Written exercise - From the entries below, copy every line where the string "this" appears.

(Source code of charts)
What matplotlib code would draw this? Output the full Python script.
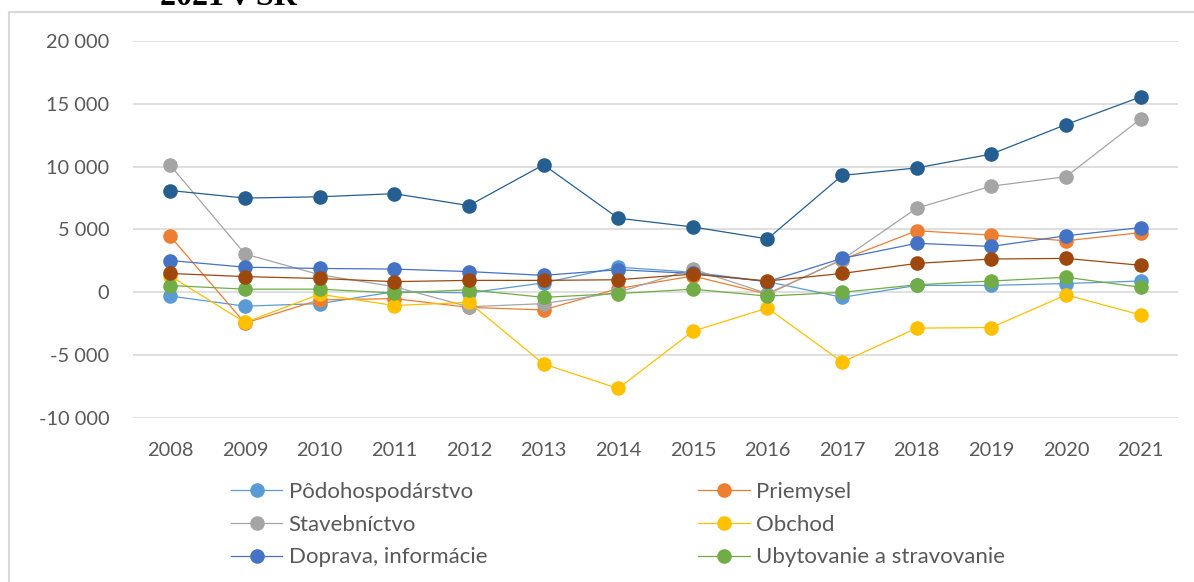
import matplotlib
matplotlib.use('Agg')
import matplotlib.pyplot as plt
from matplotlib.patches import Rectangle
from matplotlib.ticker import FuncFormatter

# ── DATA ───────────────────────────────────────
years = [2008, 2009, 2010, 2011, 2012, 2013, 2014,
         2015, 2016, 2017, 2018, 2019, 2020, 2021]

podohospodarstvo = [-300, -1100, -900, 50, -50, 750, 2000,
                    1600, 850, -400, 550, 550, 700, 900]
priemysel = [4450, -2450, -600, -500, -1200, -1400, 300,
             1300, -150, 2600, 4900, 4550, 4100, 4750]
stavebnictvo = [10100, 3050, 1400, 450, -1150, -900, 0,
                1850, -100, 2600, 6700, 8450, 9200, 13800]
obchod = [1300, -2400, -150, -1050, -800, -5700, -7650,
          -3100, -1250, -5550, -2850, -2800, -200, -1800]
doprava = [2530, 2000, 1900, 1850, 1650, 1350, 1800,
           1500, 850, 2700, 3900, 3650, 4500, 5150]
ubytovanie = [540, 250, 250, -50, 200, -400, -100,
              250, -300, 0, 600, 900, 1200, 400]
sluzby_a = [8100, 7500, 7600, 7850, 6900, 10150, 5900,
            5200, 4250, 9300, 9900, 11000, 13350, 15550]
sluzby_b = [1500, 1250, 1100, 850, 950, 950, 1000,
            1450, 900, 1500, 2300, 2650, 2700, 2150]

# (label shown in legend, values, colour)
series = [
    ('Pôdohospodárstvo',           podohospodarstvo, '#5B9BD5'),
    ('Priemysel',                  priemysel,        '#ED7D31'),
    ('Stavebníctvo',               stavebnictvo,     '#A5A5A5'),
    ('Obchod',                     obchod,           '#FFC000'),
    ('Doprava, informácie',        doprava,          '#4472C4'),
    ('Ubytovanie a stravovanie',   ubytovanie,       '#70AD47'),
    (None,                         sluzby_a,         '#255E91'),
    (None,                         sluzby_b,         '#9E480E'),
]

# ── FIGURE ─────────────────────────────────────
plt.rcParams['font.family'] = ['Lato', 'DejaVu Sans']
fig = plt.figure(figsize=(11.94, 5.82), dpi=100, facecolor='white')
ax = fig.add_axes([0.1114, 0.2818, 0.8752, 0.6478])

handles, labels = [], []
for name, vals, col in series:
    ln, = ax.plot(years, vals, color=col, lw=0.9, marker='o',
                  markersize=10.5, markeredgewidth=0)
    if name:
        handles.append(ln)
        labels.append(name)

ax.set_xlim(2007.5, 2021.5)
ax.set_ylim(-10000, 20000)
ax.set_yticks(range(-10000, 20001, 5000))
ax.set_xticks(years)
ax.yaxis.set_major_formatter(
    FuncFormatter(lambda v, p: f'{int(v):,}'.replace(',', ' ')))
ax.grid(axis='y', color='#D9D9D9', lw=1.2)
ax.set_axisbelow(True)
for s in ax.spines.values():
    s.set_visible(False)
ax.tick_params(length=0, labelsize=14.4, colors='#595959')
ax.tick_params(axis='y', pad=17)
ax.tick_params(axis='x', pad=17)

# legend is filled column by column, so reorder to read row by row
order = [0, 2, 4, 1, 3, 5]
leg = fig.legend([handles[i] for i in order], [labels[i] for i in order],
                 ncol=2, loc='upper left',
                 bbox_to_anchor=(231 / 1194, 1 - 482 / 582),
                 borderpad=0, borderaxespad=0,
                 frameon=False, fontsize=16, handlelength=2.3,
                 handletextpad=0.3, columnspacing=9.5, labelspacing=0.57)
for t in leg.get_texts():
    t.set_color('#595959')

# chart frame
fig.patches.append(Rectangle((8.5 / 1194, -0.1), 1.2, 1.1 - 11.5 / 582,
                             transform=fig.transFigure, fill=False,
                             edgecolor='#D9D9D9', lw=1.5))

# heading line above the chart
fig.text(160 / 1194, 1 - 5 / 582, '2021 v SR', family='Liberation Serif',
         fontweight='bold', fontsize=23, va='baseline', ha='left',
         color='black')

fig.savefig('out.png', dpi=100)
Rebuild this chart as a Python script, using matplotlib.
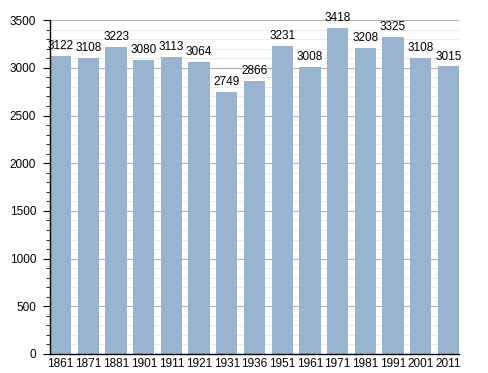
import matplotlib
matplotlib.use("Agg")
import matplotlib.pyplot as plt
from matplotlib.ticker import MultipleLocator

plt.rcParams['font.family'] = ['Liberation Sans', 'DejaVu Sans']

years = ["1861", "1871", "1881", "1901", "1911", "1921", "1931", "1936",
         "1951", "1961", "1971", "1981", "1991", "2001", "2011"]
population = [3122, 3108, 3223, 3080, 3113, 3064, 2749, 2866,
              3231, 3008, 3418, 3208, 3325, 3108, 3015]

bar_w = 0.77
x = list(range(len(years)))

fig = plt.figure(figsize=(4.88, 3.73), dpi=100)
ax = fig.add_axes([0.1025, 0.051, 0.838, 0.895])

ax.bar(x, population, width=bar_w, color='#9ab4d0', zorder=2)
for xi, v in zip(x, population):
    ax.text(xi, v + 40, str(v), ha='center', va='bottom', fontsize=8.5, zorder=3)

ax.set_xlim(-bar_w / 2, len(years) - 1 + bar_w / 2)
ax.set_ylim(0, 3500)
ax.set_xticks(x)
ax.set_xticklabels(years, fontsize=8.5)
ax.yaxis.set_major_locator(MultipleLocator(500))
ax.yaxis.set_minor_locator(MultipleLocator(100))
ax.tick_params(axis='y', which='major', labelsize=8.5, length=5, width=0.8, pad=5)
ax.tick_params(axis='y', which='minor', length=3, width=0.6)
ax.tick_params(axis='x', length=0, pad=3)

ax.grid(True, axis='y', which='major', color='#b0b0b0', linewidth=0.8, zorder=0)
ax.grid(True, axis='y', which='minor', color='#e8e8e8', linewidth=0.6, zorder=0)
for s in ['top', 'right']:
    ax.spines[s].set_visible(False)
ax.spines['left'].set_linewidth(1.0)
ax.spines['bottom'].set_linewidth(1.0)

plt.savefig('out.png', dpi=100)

==

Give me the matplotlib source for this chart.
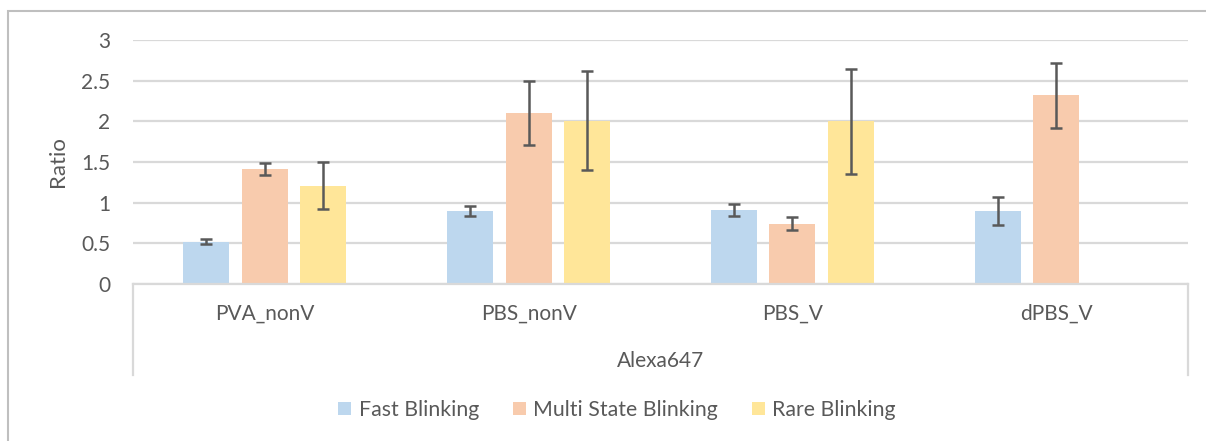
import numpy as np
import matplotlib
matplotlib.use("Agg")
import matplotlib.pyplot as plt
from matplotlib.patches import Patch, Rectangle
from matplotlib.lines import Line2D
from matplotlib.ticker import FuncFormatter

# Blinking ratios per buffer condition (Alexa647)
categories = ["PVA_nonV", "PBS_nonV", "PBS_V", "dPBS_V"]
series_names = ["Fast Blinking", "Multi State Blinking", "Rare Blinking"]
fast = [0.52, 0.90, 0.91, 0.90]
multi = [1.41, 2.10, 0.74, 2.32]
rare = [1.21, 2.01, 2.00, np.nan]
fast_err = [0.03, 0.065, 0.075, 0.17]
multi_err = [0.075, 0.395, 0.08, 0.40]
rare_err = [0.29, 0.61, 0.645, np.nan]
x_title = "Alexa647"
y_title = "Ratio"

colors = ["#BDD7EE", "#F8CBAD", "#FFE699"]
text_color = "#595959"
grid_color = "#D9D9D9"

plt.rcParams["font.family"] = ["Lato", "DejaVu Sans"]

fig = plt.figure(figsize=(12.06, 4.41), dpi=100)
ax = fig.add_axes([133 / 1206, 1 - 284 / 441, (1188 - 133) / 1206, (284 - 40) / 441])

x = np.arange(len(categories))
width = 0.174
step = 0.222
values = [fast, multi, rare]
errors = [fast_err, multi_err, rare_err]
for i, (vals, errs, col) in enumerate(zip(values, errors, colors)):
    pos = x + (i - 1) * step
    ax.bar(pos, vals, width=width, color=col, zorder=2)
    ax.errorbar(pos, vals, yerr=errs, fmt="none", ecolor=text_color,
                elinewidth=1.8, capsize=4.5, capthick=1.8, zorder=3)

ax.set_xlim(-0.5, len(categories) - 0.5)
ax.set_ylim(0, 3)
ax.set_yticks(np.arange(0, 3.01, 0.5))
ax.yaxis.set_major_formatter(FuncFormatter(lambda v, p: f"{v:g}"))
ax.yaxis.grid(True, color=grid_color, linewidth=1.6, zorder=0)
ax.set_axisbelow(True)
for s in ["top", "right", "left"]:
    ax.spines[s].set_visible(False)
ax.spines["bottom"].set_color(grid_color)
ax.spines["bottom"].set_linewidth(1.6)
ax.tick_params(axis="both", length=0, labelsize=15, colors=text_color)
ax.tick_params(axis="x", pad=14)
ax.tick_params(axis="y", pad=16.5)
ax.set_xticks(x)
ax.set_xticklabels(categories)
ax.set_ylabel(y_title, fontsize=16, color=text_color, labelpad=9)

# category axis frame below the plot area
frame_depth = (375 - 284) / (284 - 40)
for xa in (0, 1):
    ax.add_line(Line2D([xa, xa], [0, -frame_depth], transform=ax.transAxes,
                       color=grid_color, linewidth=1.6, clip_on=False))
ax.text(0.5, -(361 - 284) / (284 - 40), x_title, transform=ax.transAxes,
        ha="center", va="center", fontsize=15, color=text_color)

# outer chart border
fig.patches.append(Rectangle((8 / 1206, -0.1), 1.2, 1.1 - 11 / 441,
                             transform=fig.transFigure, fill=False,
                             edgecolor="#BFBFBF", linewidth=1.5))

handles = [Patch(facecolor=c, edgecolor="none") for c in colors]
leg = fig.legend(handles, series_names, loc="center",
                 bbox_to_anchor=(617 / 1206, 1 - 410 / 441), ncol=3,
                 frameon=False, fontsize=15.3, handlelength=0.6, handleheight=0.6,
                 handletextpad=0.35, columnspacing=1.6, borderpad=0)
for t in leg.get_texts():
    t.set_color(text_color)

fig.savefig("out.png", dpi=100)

--

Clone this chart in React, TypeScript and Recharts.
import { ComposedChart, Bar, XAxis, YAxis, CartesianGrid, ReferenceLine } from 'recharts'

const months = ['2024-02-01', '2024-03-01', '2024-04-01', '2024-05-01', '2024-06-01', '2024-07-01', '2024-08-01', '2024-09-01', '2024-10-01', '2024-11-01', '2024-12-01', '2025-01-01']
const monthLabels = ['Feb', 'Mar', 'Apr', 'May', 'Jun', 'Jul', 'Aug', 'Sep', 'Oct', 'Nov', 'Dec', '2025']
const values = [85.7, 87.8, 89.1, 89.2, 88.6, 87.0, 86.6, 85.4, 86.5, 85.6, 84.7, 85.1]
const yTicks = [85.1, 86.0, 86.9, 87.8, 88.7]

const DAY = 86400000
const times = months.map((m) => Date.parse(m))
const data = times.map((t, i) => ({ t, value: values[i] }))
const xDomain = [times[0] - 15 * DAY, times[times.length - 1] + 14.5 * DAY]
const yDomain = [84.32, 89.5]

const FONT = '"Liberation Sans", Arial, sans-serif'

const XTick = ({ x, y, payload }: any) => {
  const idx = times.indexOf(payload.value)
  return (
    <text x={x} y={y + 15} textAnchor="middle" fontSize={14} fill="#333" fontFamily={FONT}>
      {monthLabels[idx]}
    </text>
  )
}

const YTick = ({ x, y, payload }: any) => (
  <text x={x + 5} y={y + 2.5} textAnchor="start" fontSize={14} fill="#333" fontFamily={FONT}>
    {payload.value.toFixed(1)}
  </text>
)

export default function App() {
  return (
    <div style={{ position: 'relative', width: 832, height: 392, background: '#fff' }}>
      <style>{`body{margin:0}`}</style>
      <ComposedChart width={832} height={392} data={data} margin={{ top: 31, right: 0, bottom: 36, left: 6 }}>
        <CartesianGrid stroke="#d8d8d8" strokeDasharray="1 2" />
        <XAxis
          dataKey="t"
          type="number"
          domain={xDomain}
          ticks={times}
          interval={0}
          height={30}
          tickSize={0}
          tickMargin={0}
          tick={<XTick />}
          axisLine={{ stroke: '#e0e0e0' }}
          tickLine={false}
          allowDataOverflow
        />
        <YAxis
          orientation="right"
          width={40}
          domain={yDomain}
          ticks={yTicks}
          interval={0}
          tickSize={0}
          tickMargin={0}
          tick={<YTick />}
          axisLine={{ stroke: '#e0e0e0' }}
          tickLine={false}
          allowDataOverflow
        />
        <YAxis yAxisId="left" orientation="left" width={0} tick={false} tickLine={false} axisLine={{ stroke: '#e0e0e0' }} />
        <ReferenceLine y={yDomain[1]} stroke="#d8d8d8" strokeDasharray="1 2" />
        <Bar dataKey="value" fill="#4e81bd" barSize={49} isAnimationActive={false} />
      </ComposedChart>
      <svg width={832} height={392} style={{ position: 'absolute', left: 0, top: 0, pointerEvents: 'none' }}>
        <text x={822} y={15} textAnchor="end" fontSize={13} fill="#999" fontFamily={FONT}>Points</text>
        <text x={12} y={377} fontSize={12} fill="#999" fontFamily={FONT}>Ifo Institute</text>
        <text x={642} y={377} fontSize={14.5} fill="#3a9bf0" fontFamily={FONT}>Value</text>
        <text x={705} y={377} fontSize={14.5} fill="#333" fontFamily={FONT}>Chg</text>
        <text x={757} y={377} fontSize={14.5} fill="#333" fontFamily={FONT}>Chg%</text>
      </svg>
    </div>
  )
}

Answer to the task -
What matplotlib code would draw this? Output the full Python script.
Rebuild this chart as a Python script, using matplotlib.
Give me the matplotlib source for this chart.
Clone this chart in React, TypeScript and Recharts.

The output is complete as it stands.